When: April 4th – 9th
Where: Mayrhofen, Austria
Though it’s held in the spring, you’ll want to bring your winter gear to Snowbombing, an Alpine festival that combines electronic and indie music with skiing and snowboarding. It has grown larger every year since its inception in 2000, and now has hundreds of acts that perform almost continuously on six different stages for nearly a week. Included in these is the famed Forest Stage, literally set in a clearing surrounded by towering pine trees.
Because it’s held in a ski resort town, it’s easy to book your festival ticket, lift passes, and accommodation in one. They have several different inclusive options for all different budgets, with rooms ranging from simple, rustic lodging to ultra-luxurious suites and apartments.

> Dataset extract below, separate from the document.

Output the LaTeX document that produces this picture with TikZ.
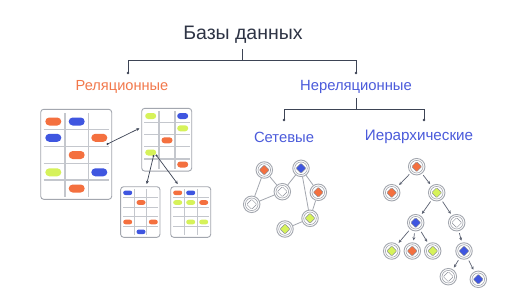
\documentclass[tikz,border=0pt]{standalone}
\usepackage{fontspec}
\setmainfont{Liberation Sans}
\usetikzlibrary{arrows.meta,calc}
\definecolor{cOr}{HTML}{F4703F}
\definecolor{cBl}{HTML}{3F56E0}
\definecolor{cLi}{HTML}{D6F25A}
\definecolor{cTxt}{HTML}{2E3445}
\definecolor{cOrT}{HTML}{F2784B}
\definecolor{cBlT}{HTML}{4B5BDB}
\definecolor{cGr}{HTML}{A3A7AF}
\definecolor{cGrL}{HTML}{C4C7CD}
\definecolor{cLn}{HTML}{3D4455}
\definecolor{cAr}{HTML}{5C6272}
\tikzset{
  treeline/.style={cLn, line width=0.8pt},
  tdot/.style={circle, fill=cLn, inner sep=0pt, minimum size=2.6pt},
  tbl/.style={draw=cGr, line width=0.9pt, rounded corners=3pt, fill=white, inner sep=0pt},
  grid/.style={cGrL, line width=1.1pt},
  pill/.style={fill=#1, rounded corners=2.8pt, inner sep=0pt, draw=none},
  bigpill/.style={pill=#1, minimum width=16pt, minimum height=8pt, rounded corners=4pt},
  midpill/.style={pill=#1, minimum width=11pt, minimum height=6pt, rounded corners=3pt},
  smpill/.style={pill=#1, minimum width=9pt, minimum height=4.6pt, rounded corners=2.3pt},
  tarrow/.style={cLn, line width=0.7pt, -{Stealth[length=3.2pt,width=3pt]}},
  sdot/.style={circle, fill=cLn, inner sep=0pt, minimum size=2.2pt},
  gn/.style={circle, draw=cGr, line width=0.9pt, minimum size=16.5pt, inner sep=0pt, fill=white,
    path picture={
      \draw[cGr, line width=0.6pt] (path picture bounding box.center) circle (6.3pt);
      \filldraw[fill=#1, draw=cTxt!55, line width=0.45pt, rounded corners=0.8pt]
        ([yshift=5pt]path picture bounding box.center) -- ([xshift=5pt]path picture bounding box.center)
        -- ([yshift=-5pt]path picture bounding box.center) -- ([xshift=-5pt]path picture bounding box.center) -- cycle;
    }},
  gedge/.style={cGr, line width=0.8pt},
  harrow/.style={cAr, line width=0.7pt, shorten >=2pt, shorten <=2pt, -{Stealth[length=3.2pt,width=3pt]}},
}
\begin{document}
\begin{tikzpicture}[x=1pt,y=-1pt]
\useasboundingbox (0,0) rectangle (516,289);
\fill[white] (0,0) rectangle (516,289);

% ---------- titles ----------
\node[text=cTxt, font=\fontsize{19.5}{21}\selectfont] (title) at (243,35) {Базы данных};
\node[text=cOrT, font=\fontsize{14.6}{16}\selectfont] (rel) at (122,87) {Реляционные};
\node[text=cBlT, font=\fontsize{14.8}{16}\selectfont] (nrel) at (356,87) {Нереляционные};
\node[text=cBlT, font=\fontsize{14.8}{16}\selectfont] (net) at (284,137) {Сетевые};
\node[text=cBlT, font=\fontsize{15.2}{16}\selectfont] (hier) at (419,137) {Иерархические};

\coordinate (t1) at (242,49);
\node[tdot] (d1) at (128,73) {};
\node[tdot] (d2) at (356,73) {};
\draw[treeline] (t1) -- ++(0,11) -| (d1.center);
\draw[treeline] (t1) ++(0,11) -| (d2.center);
\coordinate (t2) at (356,98);
\node[tdot] (d3) at (284,120) {};
\node[tdot] (d4) at (424,120) {};
\draw[treeline] (t2) -- ++(0,11) -| (d3.center);
\draw[treeline] (t2) ++(0,11) -| (d4.center);

% ---------- tables ----------
% big table
\node[tbl, minimum width=71pt, minimum height=90pt] (T1) at (76.2,154.3) {};
\foreach \x in {65,88.3} \draw[grid] (\x,113) -- (\x,196.5);
\foreach \y in {129.3,146.7,163.3,180} \draw[grid] (43.5,\y) -- (109,\y);
\node[bigpill=cOr] (a11) at (53.3,121.5) {};
\node[bigpill=cBl] (a12) at (76.7,121.5) {};
\node[bigpill=cBl] (a21) at (53.3,137.8) {};
\node[bigpill=cOr] (a23) at (99.3,137.8) {};
\node[bigpill=cOr] (a32) at (76.7,155) {};
\node[bigpill=cLi] (a41) at (53.3,172.3) {};
\node[bigpill=cBl] (a43) at (99.3,172.3) {};
\node[bigpill=cOr] (a52) at (76.7,188.5) {};

% top right table
\node[tbl, minimum width=50pt, minimum height=62.7pt] (T2) at (166.7,139.7) {};
\foreach \x in {159,175} \draw[grid] (\x,111) -- (\x,168.5);
\foreach \y in {122.7,134.3,146.7,159} \draw[grid] (144,\y) -- (189.5,\y);
\node[midpill=cLi] (b11) at (150.7,116) {};
\node[midpill=cBl] (b13) at (182.7,116) {};
\node[midpill=cLi] (b23) at (182.7,128.3) {};
\node[midpill=cOr] (b32) at (167,140.3) {};
\node[midpill=cLi] (b41) at (150.7,152.5) {};
\node[midpill=cOr] (b53) at (182.7,164.5) {};

% bottom left table
\node[tbl, minimum width=39.3pt, minimum height=50.6pt] (T3) at (140.3,212) {};
\foreach \x in {134.3,146.7} \draw[grid] (\x,189) -- (\x,235);
\foreach \y in {197.7,207.3,216.7,226.7} \draw[grid] (123,\y) -- (158,\y);
\node[smpill=cBl] (c11) at (127.7,192.8) {};
\node[smpill=cOr] (c22) at (141,202.5) {};
\node[smpill=cOr] (c41) at (127.7,222) {};
\node[smpill=cOr] (c43) at (153.3,222) {};
\node[smpill=cBl] (c52) at (141,231.8) {};

% bottom right table
\node[tbl, minimum width=40pt, minimum height=50.6pt] (T4) at (190.7,212) {};
\foreach \x in {184.3,197.3} \draw[grid] (\x,189) -- (\x,235);
\foreach \y in {197.7,207.3,216.7,226.7} \draw[grid] (173,\y) -- (208.5,\y);
\node[smpill=cOr] (e11) at (177.7,192.8) {};
\node[smpill=cBl] (e12) at (190.7,192.8) {};
\node[smpill=cLi] (e21) at (177.7,202.5) {};
\node[smpill=cLi] (e22) at (190.7,202.5) {};
\node[smpill=cOr] (e23) at (203.7,202.5) {};
\node[smpill=cLi] (e42) at (190.7,222) {};
\node[smpill=cLi] (e43) at (203.7,222) {};

% table arrows
\node[sdot] (s1) at (107.5,144) {};
\coordinate (e1) at (139.5,128.3);
\draw[tarrow] (s1.center) -- (e1);
\node[sdot] (s2) at (153.5,156) {};
\node[sdot] (s3) at (156.5,155.5) {};
\coordinate (e2) at (146.7,184);
\coordinate (e3) at (177.7,184);
\draw[tarrow] (s2.center) -- (e2);
\draw[tarrow] (s3.center) -- (e3);

% ---------- network ----------
\node[gn=cOr] (nA) at (264.3,170) {};
\node[gn=cBl] (nB) at (301,168.3) {};
\node[gn=white] (nC) at (282.3,191.7) {};
\node[gn=cOr] (nD) at (318.3,192.3) {};
\node[gn=white] (nE) at (251.7,204.3) {};
\node[gn=cLi] (nF) at (310,218.3) {};
\node[gn=cLi] (nG) at (285,229) {};
\draw[gedge] (nA) -- (nE);
\draw[gedge] (nA) -- (nC);
\draw[gedge] (nC) -- (nE);
\draw[gedge] (nC) -- (nB);
\draw[gedge] (nB) -- (nD);
\draw[gedge] (nB) -- (nF);
\draw[gedge] (nD) -- (nF);
\draw[gedge] (nF) -- (nG);

% ---------- hierarchy ----------
\node[gn=cOr] (hR) at (416.7,166.7) {};
\node[gn=cOr] (hL1) at (391.7,192.7) {};
\node[gn=cLi] (hL2) at (436.7,192.7) {};
\node[gn=cBl] (hM1) at (415.7,222.7) {};
\node[gn=white] (hM2) at (456.7,222.7) {};
\node[gn=cLi] (hN1) at (391.7,251) {};
\node[gn=cOr] (hN2) at (412.3,251) {};
\node[gn=cLi] (hN3) at (432.7,251) {};
\node[gn=cBl] (hN4) at (464,251) {};
\node[gn=white] (hO1) at (448.3,276.7) {};
\node[gn=cBl] (hO2) at (478.3,279.3) {};
\draw[harrow] (hR) -- (hL1);
\draw[harrow] (hR) -- (hL2);
\draw[harrow] (hL2) -- (hM1);
\draw[harrow] (hL2) -- (hM2);
\draw[harrow] (hM1) -- (hN1);
\draw[harrow] (hM1) -- (hN2);
\draw[harrow] (hM1) -- (hN3);
\draw[harrow] (hM2) -- (hN4);
\draw[harrow] (hN4) -- (hO1);
\draw[harrow] (hN4) -- (hO2);
\end{tikzpicture}
\end{document}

National St. Patrick’s Festival
When: March 16th – 20th
Where: Dublin, Ireland
Though St. Patrick’s Day is celebrated to different degrees all over the world, no celebration may be more renowned than in Ireland’s capital. Since the nations’ government took the helm of choreographing celebrations in 1995, it has grown into a multi-venue, major event spanning several days. Celebrations now include live music, comedy, theater, and dance performances, as well as plenty of food and activities for kids.
The highlight of the festivities is the annual St. Patrick’s Day Parade, which begins at Parnell Square and ends at the Kevin Street Junction. Expect to see marching bands, elaborate floats, and hundreds of folks in various costumes, especially those colored green.